Emile Durkheim escribió que “El cuadro que señala la parte relativa de los diferentes modos de suicidio, en el conjunto de las muertes voluntarias traduce, en parte, el estado de la técnica industrial de la arquitectura más extendida, los conocimientos científicos, etcétera. A medida que el empleo de la luz se vulgarice, los suicidios con ayuda de procedimientos eléctricos, se harán también más frecuentes”. Si traemos esta idea de 1897 al presente llegaremos al metro, otra de las infraestructuras urbanas que desde su aparición en la ciudad se convirtió en una de las más utilizadas por los suicidas. Cuando el transporte subterráneo se inauguró en 1969, el habitante de la Ciudad de México tuvo que aprender, por ejemplo, que no era necesario hacerle parada al tren naranja; que las puertas se cerrarían luego de una chicharra; o que el convoy solo pararía en estaciones específicas. Lo que el capitalino también aprendió en aquellos años iniciáticos del metro, fue que este medio de transporte también proporcionaba un método de suicidio efectivo. Actualmente, la muerte voluntaria en el metro va a la alza. El texto México tiene un máximo histórico de suicidios apunta que “aunque en todos los estados se observa que la mayoría de los suicidios son ahorcamientos o asfixias, algunos métodos son particularmente populares en ciertos estados. El caso más anómalo es el de la Ciudad de México, en la que lanzarse hacia un objeto en movimiento, aplastamiento, colisión con transporte motor y saltar desde un lugar elevado son métodos más frecuentes en la capital que en el resto del país.” El metro, con una red de líneas que deja una estación siempre a la mano, y con una entrada de bajo costo, se vuelve un método al alcance para quienes desean poner fin a su vida lanzándose a las vías tras el paso del convoy. Recientemente, el Sistema de Transporte Colectivo subterráneo han lanzado una campaña para “cambiar el estado de ánimo” de los usuarios colocando fotografías de paisajes en los túneles.
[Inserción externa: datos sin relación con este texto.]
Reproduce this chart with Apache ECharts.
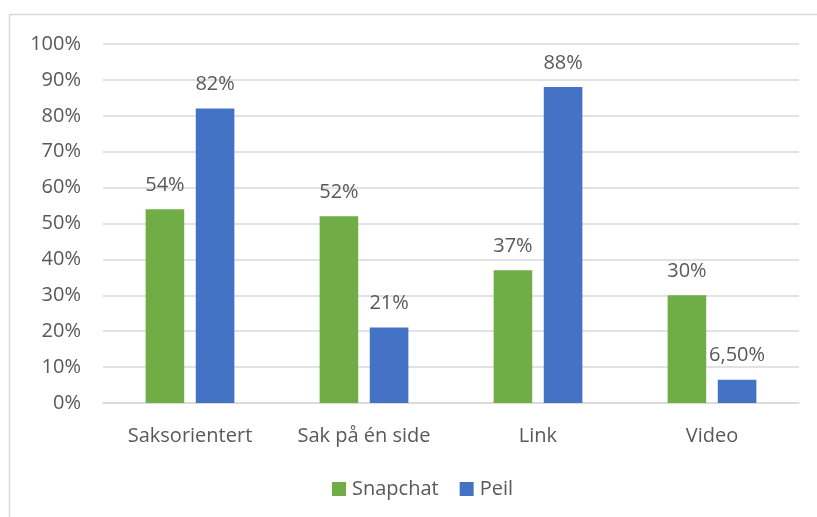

Si la infraestructura hace posible la parte material de la civilización de las urbes, también hace posible nuevas formas de morir. Una ciudad diferente se revela a los ojos del suicida. Quien decide renunciar a la vida en la calle, también hace pública su expresión de desesperación y dolor y, aunque una cicatriz de tragedia marca el espacio, la ciudad permanece estoica: bastan un par de horas para que los peritos levanten un cuerpo sin vida de algún espacio público. Luego de eso, la ciudad vuelve a su ritmo cotidiano, como si nada.